“This year, many people prefer our 10-minute quantitative ROSA test because it is a single dilution test for 0-150 ppb samples.” Jabour explains. “If the sample is greater than 30 ppb, a dilution is sometimes needed with our three-minute test.”
Jim Cary, national sales manager for VICAM of Milford, MA, agrees there is still a place in the market for tests with incubation periods longer than three minutes, and notes years ago all mycotoxin tests took up to an hour to produce results.
“People would like to be able to insert something into a truck and instantly see if there are toxins present, but that’s not realistic,” Cary says. “We can, however, within about five minutes, give you accurate results anywhere from less than 2 ppb up to 100 ppb with our Afla-V™ test strips and VICAM’s Vertu™ Lateral Flow Reader.”
The old adage “patience is a virtue” rings true with testing now more than ever. Taking the time to properly sample, prepare the sample for analysis and utilize the best testing method for the application will pay off. Managing grain based on toxin levels can help maintain quality during long-term storage and aid in marketing and merchandising.

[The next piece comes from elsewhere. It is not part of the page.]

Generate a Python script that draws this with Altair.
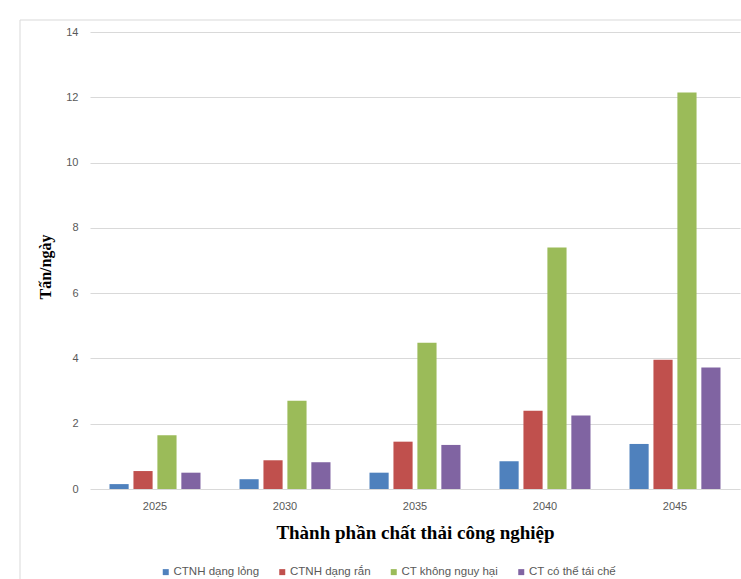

Storage and marketing considerations
In the high stakes game of quality standards, the marketability of your grain relies on knowing precisely the risks present. Neogen’s Frasco sums it up: “Testing is so important because it allows you to make better merchandising decisions. Identifying specific toxin levels so you can segregate grain at different levels of impact will help you sell one grade to ethanol facilities, another grade to cattle feeders and a different level to pet food manufacturers.”
But it’s not enough to test upon receiving, put it into storage and hope that nothing changes. In-bin mold growth can be as severe a problem as heightened incoming aflatoxin levels.
Dr. John L. Richard, former president and CEO and current consultant for Romer Labs of Union, MO, has worked for the USDA-ARS National Animal Disease Center, was a member of the faculty of toxicology at Iowa State University and was a research leader at the National Center for Agricultural Utilization Research. Richard recalls that aflatoxin was solely considered a storage problem until 1975 when it was found in Iowa corn as it was brought in from the field. Although it’s now known that most toxins take hold before the grain hits the storage bin, Richard warns that aflatoxin levels can rise afterward if poorly managed.
“Corn should be dried down to 14% moisture level before going into the bin,” he says. “We also know broken kernels are likely to contain more toxins after harvest, so it’s a good idea to screen your corn and get rid of the fines before it goes into storage.”
It’s also wise to regularly test and monitor for changes in toxin levels as grain is transferred out of the bin and shipped out, carried over or blended. Just because it went into the bin at 20 ppb of aflatoxin, doesn’t mean it’s going to come out in that condition next spring or summer.
“Aflatoxin is produced by a living organism and it will grow in storage,” VICAM’s Cary states. “Sometimes it even grows better in storage than in the field, so in addition to safe storage practices, I would recommend testing when it goes in, repeating every three months after that and then when you ship it out to the end user.”
Keeping bins in top shape is Frasco’s last bit of advice. “Keep an eye out for bins with airflow issues or malfunctioning temperature cables. Anything wrong in the bin might impact toxin levels.”